The sophisticated new single “You and I”—which features dagger-like guitar riffs, a brief bow to Queen, and a stab at social commentary—is spinning on SiriusXM’s Alt Nation and has already racked up another million Spotify streams, leading a project that at different times channels The Black Keys, Kings of Leon, Delta Spirit, and U2. No matter how you describe it, though, it’s definitely not Contemporary Christian . . . right?
“It’s not a conscious effort to not have [faith in our music],” Caleb explains. “We’re all believers and all Christians, but there’s no bait and switch. It’s not like, ‘Okay, if we write this song that sounds like we’re singing about a girl, but really we’re singing about Jesus, maybe Christians will like us.’ Being under the roof of ‘SCC,’ a lot of it was Christian music in our house. But it wasn’t the ‘You can only listen to Christian music’ kind of thing.”
Still, it’s not like they’ve tossed aside anything their faith stands for. On the contrary, their family-first values are ever present. Still in their twenties, all four members are married and Caleb has a son, earning them the self-imposed title of “the squarest band on the road.”

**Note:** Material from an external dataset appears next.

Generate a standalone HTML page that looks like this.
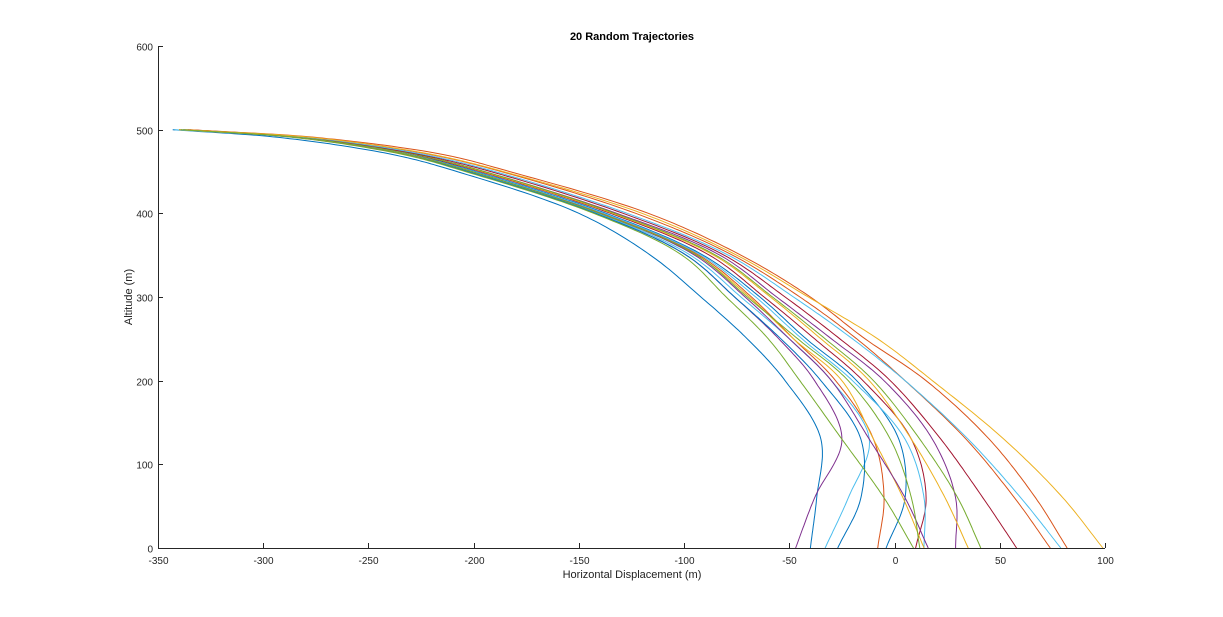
<!DOCTYPE html>
<html><head><meta charset="utf-8"><style>
body{margin:0;background:#fff;}
svg{display:block;font-family:"Liberation Sans",sans-serif;}
</style></head><body>
<svg id="chart" width="1223" height="617" viewBox="0 0 1223 617">
<rect width="1223" height="617" fill="#fff"/>
<text x="632" y="40" text-anchor="middle" font-size="11" font-weight="bold" fill="#000">20 Random Trajectories</text>
<g id="series"></g>
<g id="axes"></g>
<text x="632" y="578" text-anchor="middle" font-size="11" fill="#222">Horizontal Displacement (m)</text>
<text transform="translate(132,297) rotate(-90)" text-anchor="middle" font-size="11" fill="#222">Altitude (m)</text>
</svg>
<script>
const xTicks = [-350,-300,-250,-200,-150,-100,-50,0,50,100];
const yTicks = [0,100,200,300,400,500,600];
const levels = [500,490,470,450,400,350,300,250,200,130,60,0];
const colors = ["#0072BD","#7E2F8E","#4DBEEE","#0072BD","#D95319","#0072BD","#77AC30","#A2142F","#4DBEEE","#EDB120","#7E2F8E","#7E2F8E","#EDB120","#77AC30","#A2142F","#D95319","#4DBEEE","#D95319","#EDB120","#77AC30"];
const t1 = [-343,-290,-238,-208,-150,-116,-92,-70,-52,-35,-37,-40];
const t2 = [-340,-282,-232,-203,-142,-99,-76,-55,-38,-25,-38,-47];
const t3 = [-342,-282,-231,-202,-141,-97,-73,-50,-30,-12,-22,-33];
const t4 = [-340,-282,-232,-203,-142,-99,-76,-54,-35,-16,-16,-27];
const t5 = [-338,-280,-230,-200,-139,-93,-68,-48,-28,-10,-5,-8];
const t6 = [-340,-280,-229,-199,-137,-91,-64,-42,-18,2,5,-4];
const t7 = [-340,-283,-233,-204,-143,-101,-80,-60,-45,-25,-5,9];
const t8 = [-338,-279,-228,-197,-135,-88,-62,-38,-15,8,15,10];
const t9 = [-342,-280,-230,-200,-138,-92,-66,-44,-20,5,14,14];
const t10 = [-340,-281,-231,-201,-140,-94,-69,-48,-25,-10,4,14];
const t11 = [-338,-281,-231,-201,-140,-95,-71,-50,-30,-12,5,16];
const t12 = [-336,-278,-227,-195,-132,-83,-56,-30,-5,18,29,29];
const t13 = [-338,-278,-227,-196,-134,-86,-59,-35,-12,8,24,35];
const t14 = [-337,-278,-227,-195,-133,-85,-58,-33,-10,12,30,41];
const t15 = [-336,-277,-225,-192,-129,-81,-52,-26,-2,22,42,58];
const t16 = [-335,-275,-220,-187,-123,-77,-45,-18,5,34,57,74];
const t17 = [-338,-276,-223,-190,-127,-79,-48,-20,5,35,60,79];
const t18 = [-335,-272,-214,-183,-117,-73,-40,-14,15,45,67,82];
const t19 = [-337,-274,-219,-186,-120,-75,-41,-8,18,52,80,99];
const t20 = [-339,-281,-231,-201,-140,-94,-70,-46,-22,-2,8,12];
const series = [t1,t2,t3,t4,t5,t6,t7,t8,t9,t10,t11,t12,t13,t14,t15,t16,t17,t18,t19,t20];

const X0=158,X1=1105,Y0=548,Y1=46;
const sx = v => X0 + (v + 350) / 450 * (X1 - X0);
const sy = v => Y0 - v / 600 * (Y0 - Y1);
const NS="http://www.w3.org/2000/svg";
const sg=document.getElementById('series');
// centripetal Catmull-Rom, sampled as polyline
function crPath(P){
  const pts=[P[0]].concat(P).concat([P[P.length-1]]);
  pts[0]=[2*P[0][0]-P[1][0],2*P[0][1]-P[1][1]];
  const n=P.length;
  pts[n+1]=[2*P[n-1][0]-P[n-2][0],2*P[n-1][1]-P[n-2][1]];
  const dist=(a,b)=>Math.max(1e-4,Math.pow(Math.hypot(b[0]-a[0],b[1]-a[1]),0.5));
  let d="M"+P[0][0].toFixed(1)+","+P[0][1].toFixed(1);
  for(let i=1;i<n;i++){
    const p0=pts[i-1],p1=pts[i],p2=pts[i+1],p3=pts[i+2];
    const t0=0,t1=t0+dist(p0,p1),t2=t1+dist(p1,p2),t3=t2+dist(p2,p3);
    for(let s=1;s<=20;s++){
      const t=t1+(t2-t1)*s/20;
      const L=(a,b,ta,tb)=>[a[0]*(tb-t)/(tb-ta)+b[0]*(t-ta)/(tb-ta),a[1]*(tb-t)/(tb-ta)+b[1]*(t-ta)/(tb-ta)];
      const A1=L(p0,p1,t0,t1),A2=L(p1,p2,t1,t2),A3=L(p2,p3,t2,t3);
      const B1=L(A1,A2,t0,t2),B2=L(A2,A3,t1,t3);
      const C=L(B1,B2,t1,t2);
      d+="L"+C[0].toFixed(1)+","+C[1].toFixed(1);
    }
  }
  return d;
}
series.forEach((xs,i)=>{
  const pts=xs.map((x,j)=>[sx(x),sy(levels[j])]);
  const p=document.createElementNS(NS,'path');
  p.setAttribute('d',crPath(pts));
  p.setAttribute('fill','none');
  p.setAttribute('stroke',colors[i]);
  p.setAttribute('stroke-width','1');
  p.setAttribute('stroke-linejoin','round');
  
  
  sg.appendChild(p);
});
const ag=document.getElementById('axes');
function el(tag,attrs,txt){const e=document.createElementNS(NS,tag);for(const k in attrs)e.setAttribute(k,attrs[k]);if(txt!==undefined)e.textContent=txt;ag.appendChild(e);return e;}
const xa=el('line',{x1:X0,y1:Y0+0.5,x2:X1,y2:Y0+0.5,stroke:'#262626','stroke-width':1});


const ya=el('line',{x1:X0+0.5,y1:Y0,x2:X0+0.5,y2:Y1,stroke:'#262626','stroke-width':1});


xTicks.forEach(t=>{
  const x=Math.round(sx(t))+0.5;
  const tk=el('line',{x1:x,y1:Y0,x2:x,y2:Y0-5,stroke:'#262626'});
  
  
  const lb=el('text',{x:x,y:Y0+16,'text-anchor':'middle','font-size':10,fill:'#262626'},String(t));
  
  
});
yTicks.forEach(t=>{
  const y=Math.round(sy(t))+0.5;
  const tk=el('line',{x1:X0,y1:y,x2:X0+5,y2:y,stroke:'#262626'});
  
  
  const lb=el('text',{x:X0-5,y:y+4,'text-anchor':'end','font-size':10,fill:'#262626'},String(t));
  
  
});
</script>
</body></html>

“WE JUST WANTED TO MAKE THE RECORD THAT WE THOUGHT FELT LIKE US, AND THEN TO HAVE SOMEONE BELIEVE IN IT.”
And while their lifestyle and pedigree definitely set them apart from the indie-rock pack, so does their music.
Built on the high-energy shows perfected while touring with diverse acts like Needtobreathe, Ben Rector, Drew Holcomb, and The Mowgli’s, Only the Lonely was recorded largely live and with the band gathered in one room, giving it a sense of urgency and danger not present on the last release. It was recorded a full year ago—before they scored a deal with RCA. And surprisingly, the label left it alone.

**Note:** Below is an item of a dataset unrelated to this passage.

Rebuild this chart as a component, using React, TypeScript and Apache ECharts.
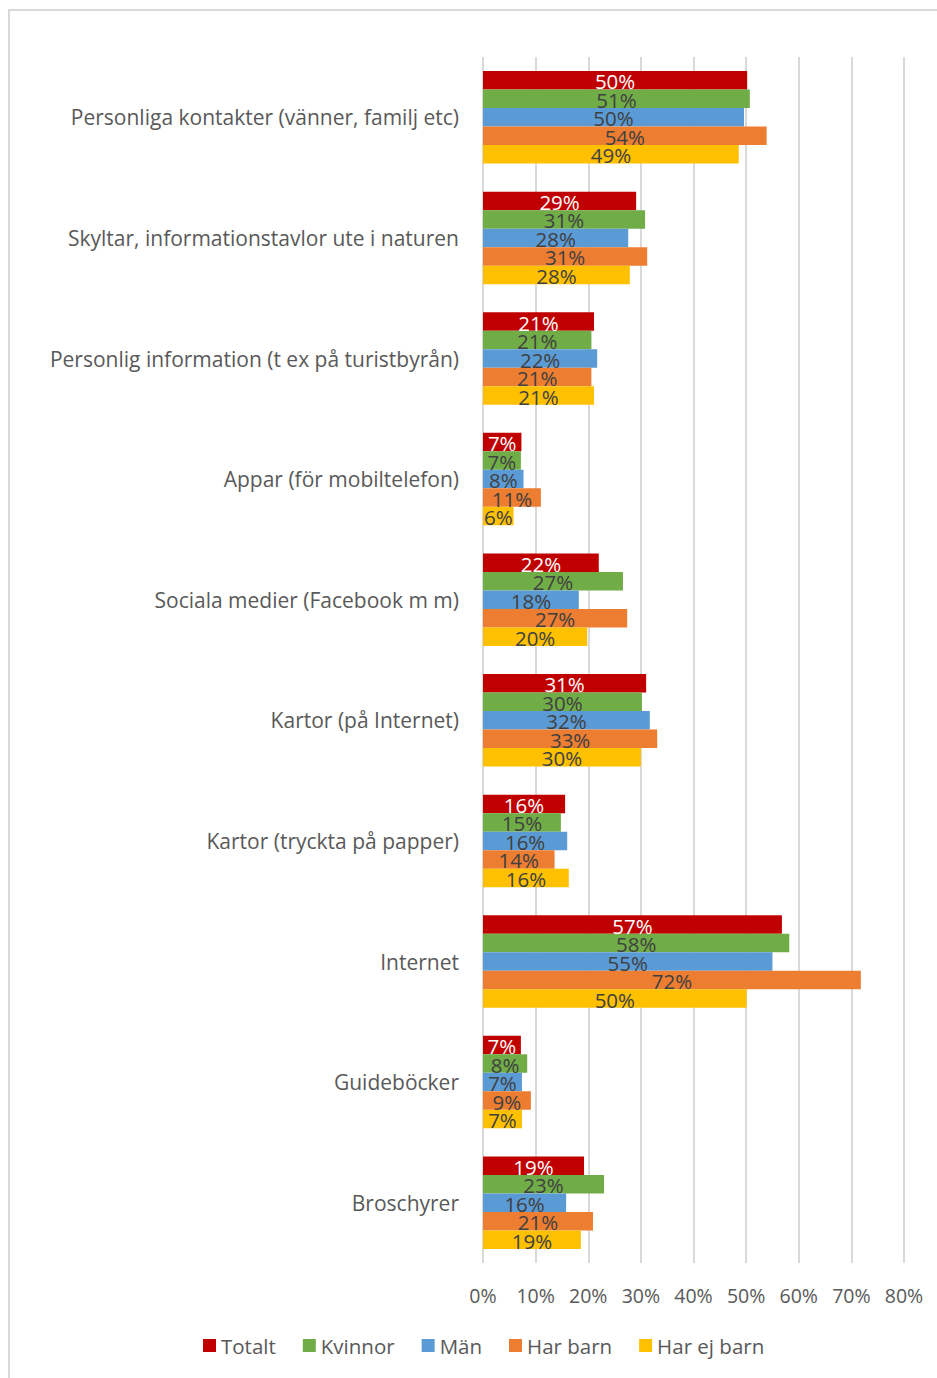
import React, { useEffect, useRef } from "react";
import * as echarts from "echarts";

const categories = [
  "Personliga kontakter (vänner, familj etc)",
  "Skyltar, informationstavlor ute i naturen",
  "Personlig information (t ex på turistbyrån)",
  "Appar (för mobiltelefon)",
  "Sociala medier (Facebook m m)",
  "Kartor (på Internet)",
  "Kartor (tryckta på papper)",
  "Internet",
  "Guideböcker",
  "Broschyrer",
];

const seriesNames = ["Totalt", "Kvinnor", "Män", "Har barn", "Har ej barn"];
const seriesColors = ["#C00000", "#70AD47", "#5B9BD5", "#ED7D31", "#FFC000"];

const totalt = [50.2, 29.1, 21.1, 7.3, 22.0, 31.0, 15.6, 56.8, 7.2, 19.2];
const kvinnor = [50.7, 30.8, 20.6, 7.2, 26.6, 30.2, 14.8, 58.2, 8.4, 23.0];
const man = [49.6, 27.6, 21.7, 7.7, 18.2, 31.7, 16.0, 55.0, 7.4, 15.8];
const harBarn = [53.9, 31.2, 20.6, 11.0, 27.4, 33.1, 13.6, 71.8, 9.1, 20.9];
const harEjBarn = [48.6, 27.9, 21.1, 5.8, 19.8, 30.0, 16.3, 50.1, 7.4, 18.6];

const seriesValues = [totalt, kvinnor, man, harBarn, harEjBarn];
const labelColors = ["#FFFFFF", "#404040", "#404040", "#404040", "#404040"];

const FONT = "'Open Sans', Lato, sans-serif";

export default function App() {
  const ref = useRef<HTMLDivElement>(null);
  useEffect(() => {
    if (!ref.current) return;
    const chart = echarts.init(ref.current, undefined, { renderer: "svg" });
    chart.setOption({
      animation: false,
      backgroundColor: "#FFFFFF",
      textStyle: { fontFamily: FONT },
      grid: { left: 483, right: 33, top: 57, bottom: 115, containLabel: false },
      graphic: [
        {
          type: "rect",
          shape: { x: 9, y: 10, width: 1200, height: 2000 },
          style: { fill: "none", stroke: "#D9D9D9", lineWidth: 2 },
          silent: true,
        },
      ],
      legend: {
        data: seriesNames,
        left: 198,
        top: 1330,
        itemWidth: 13,
        itemHeight: 13,
        itemGap: 27,
        icon: "rect",
        textStyle: { color: "#595959", fontSize: 20.5, fontFamily: FONT },
      },
      xAxis: {
        type: "value",
        min: 0,
        max: 80,
        interval: 10,
        axisLine: { show: false },
        axisTick: { show: false },
        axisLabel: {
          formatter: (v: number) => v + "%",
          color: "#595959",
          fontSize: 19.5,
          fontFamily: FONT,
          margin: 22,
        },
        splitLine: { show: true, lineStyle: { color: "#D9D9D9", width: 2 } },
      },
      yAxis: {
        type: "category",
        data: categories,
        inverse: true,
        axisLine: { show: false },
        axisTick: { show: false },
        axisLabel: { color: "#595959", fontSize: 21, fontFamily: FONT, margin: 24 },
      },
      series: seriesNames.map((name, i) => ({
        name,
        type: "bar",
        data: seriesValues[i],
        barWidth: 18.5,
        barGap: "0%",
        itemStyle: { color: seriesColors[i] },
        label: {
          show: true,
          position: "inside",
          offset: [0, 1],
          formatter: (p: any) => Math.round(p.value) + "%",
          color: labelColors[i],
          fontSize: 20.5,
          fontFamily: FONT,
        },
      })),
    });
    return () => chart.dispose();
  }, []);
  return (
    <div
      ref={ref}
      style={{ position: "absolute", left: 0, top: 0, width: 937, height: 1378 }}
    />
  );
}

“They didn’t add or subtract anything, which was a cool sign for us,” Caleb says. “We just wanted to make the record that we thought felt like us, and then to have someone believe in it, it was like, ‘Cool, at least they see something in it. We’ll see what the rest of the world thinks.’”
All about “being on the road, missing home; being home, missing the road; and the tension between the two,” Only the Lonely is not only more aggressive than the band has been in the past, it’s also way more revealing in its point of view, if not conviction. “Convictions are more dangerous enemies of truth than lies,” Caleb says, quoting Nietzsche. Song topics like masculinity, political strife, and lasting legacy show a group mature beyond their years.

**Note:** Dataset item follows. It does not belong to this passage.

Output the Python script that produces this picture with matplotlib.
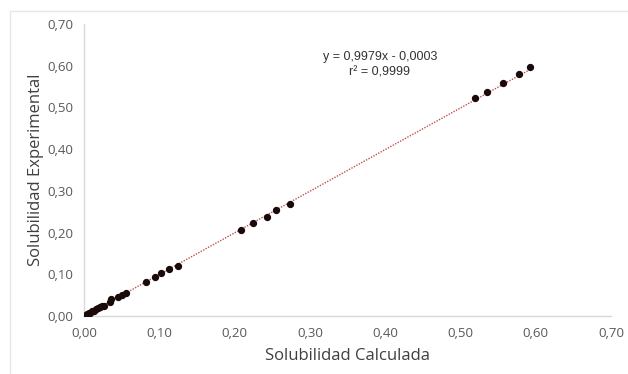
import matplotlib
matplotlib.use("Agg")
import matplotlib.pyplot as plt
from matplotlib.lines import Line2D
from matplotlib import font_manager
import numpy as np

x_calc = [0.000, 0.002, 0.004, 0.006, 0.008, 0.011, 0.013, 0.016, 0.019, 0.021, 0.024, 0.026,
          0.034, 0.036, 0.045, 0.051, 0.056, 0.083, 0.094, 0.102, 0.113, 0.125,
          0.208, 0.225, 0.243, 0.255, 0.273,
          0.519, 0.535, 0.556, 0.578, 0.593]
y_exp = [0.001, 0.002, 0.004, 0.006, 0.008, 0.011, 0.013, 0.017, 0.019, 0.022, 0.024, 0.025,
         0.034, 0.041, 0.046, 0.050, 0.054, 0.082, 0.094, 0.102, 0.112, 0.121,
         0.207, 0.223, 0.238, 0.254, 0.268,
         0.522, 0.538, 0.558, 0.581, 0.596]
slope, intercept = 0.9979, -0.0003
ticks = [0.0, 0.1, 0.2, 0.3, 0.4, 0.5, 0.6, 0.7]
tick_labels = ["0,00", "0,10", "0,20", "0,30", "0,40", "0,50", "0,60", "0,70"]

names = {f.name for f in font_manager.fontManager.ttflist}
eq_font = "Liberation Sans Narrow" if "Liberation Sans Narrow" in names else "Liberation Sans"
eq_size = 10.5 if eq_font == "Liberation Sans Narrow" else 9

fig = plt.figure(figsize=(6.28, 3.74), dpi=100)
ax = fig.add_axes([84/628, 1-316/374, (611-84)/628, (316-24)/374])

xs = np.array([0.0, max(x_calc)])
ax.plot(xs, slope*xs + intercept, linestyle=(0, (1, 1)), color="#c0504d", lw=1.0, zorder=2)
ax.scatter(x_calc, y_exp, s=18, color="#1a0a0a", zorder=3)

ax.set_xlim(0, 0.7)
ax.set_ylim(0, 0.7)
ax.set_xticks(ticks)
ax.set_xticklabels(tick_labels)
ax.set_yticks(ticks)
ax.set_yticklabels(tick_labels)
ax.tick_params(length=0, labelsize=9.5, colors="#595959", pad=8)
for lab in ax.get_xticklabels() + ax.get_yticklabels():
    lab.set_family("Open Sans")
for s in ["top", "right"]:
    ax.spines[s].set_visible(False)
for s in ["left", "bottom"]:
    ax.spines[s].set_color("#d9d9d9")
    ax.spines[s].set_linewidth(1.0)

ax.set_xlabel("Solubilidad Calculada", fontsize=12, family="Open Sans", color="#404040", labelpad=6)
ax.set_ylabel("Solubilidad Experimental", fontsize=12, family="Open Sans", color="#404040", labelpad=2)

ax.text(0.393, 0.621, "y = 0,9979x - 0,0003", ha="center", va="center",
        fontsize=eq_size, family=eq_font, color="#333333")
ax.text(0.393, 0.583, "r² = 0,9999", ha="center", va="center",
        fontsize=eq_size, family=eq_font, color="#333333")

fig.add_artist(Line2D([10/628, 1], [1-11/374, 1-11/374], color="#e6e6e6", lw=1, transform=fig.transFigure))
fig.add_artist(Line2D([10/628, 10/628], [0, 1-11/374], color="#e6e6e6", lw=1, transform=fig.transFigure))

fig.savefig("out.png", dpi=100)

In the album’s opening track, “Cannot Do This Alone,” Caleb and the band celebrate family values but also use pounding drums and a Springsteen-esque dose of “whoa-ohs” to question the notion that men should be “the sole providers”—and shoulder the pressure silently.
“It’s like the personal realization that I want to be able to handle the pressure of this business and the pressure of my family and take care of it on my own,” Caleb admits. “It’s learning to humble yourself and say, ‘I actually need people,’ because when I start thinking I can do it by myself is when things start falling apart.”
Looking outward— but actually inward at the same time—the single “You & I” is Caleb’s first try at a political statement. And it’s one of compassion.
“I wish we could all sit across from the person who believes the opposite of us and say, ‘You know what, you think something completely different than me, but you could be right about some of it.’ It’s nearly impossible and it’s what has divided countries and families and religion, but it’s not this grand thing like ‘the world is going crazy and we’re screwed.’ It’s me and you, we’re the problem.”
“You Know It” offers a different take on touring, a surf-rocking road-trip anthem about getting home to loved ones as soon as possible. “Where Your Father’s Been” is a touching ballad written to Caleb’s young son, and then there’s “Remembered For,” the second-to-last track on the album, but maybe its spiritual closer.
With lyrics like “My days are numbered / But numbers only mean so much,” it’s an upbeat examination not of death, but of how to live so we’re remembered. Part of the song’s inspiration came from the passing of Caleb’s grandfather-in-law, who died of natural causes while surrounded by his family. Caleb was honored to be present when it happened.
“We all got in the room, and his son goes, ‘Alright Dad, we’re all here. We love you. You can go now,’” Caleb says, his voice cracking. “He had an oxygen mask on and he couldn’t really talk, but he moved it and said in a really deep Southern Alabama accent, ‘Love y’all,’ and that was it. That was the last thing he said.”
The song’s powerful reprise is almost a pledge to hold that moment close, and when asked what he wants to be remembered for, Caleb doesn’t say hits or fame. He says he wants his kids to stand up at his funeral and say something like, “My dad found beauty in a world that looked crazy, and he loved us well through that.”
Colony House are not a Contemporary Christian band, and they definitely don’t take a hard-liner’s view on most issues. But if you listen close—between the quirky riffs, propulsive beats, and energetic bass lines—you might find more grace than you’d expect in the often-cynical world of indie rock.
Caleb explains that in order to be truly honest with fans, exploring the intersection of faith and big-picture issues has to be a part of their music. It’s who they are and how they were raised. “If you grow up on the docks in Seattle and fishing is the family business, that’s what you know. We saw someone passionate about what they were doing, and for all the hard times and low times, our dad was still fulfilled by what he was doing. He’s done exactly what he feels like he’s supposed to, and seeing that has made us want to do exactly what we feel like we’re supposed to do.”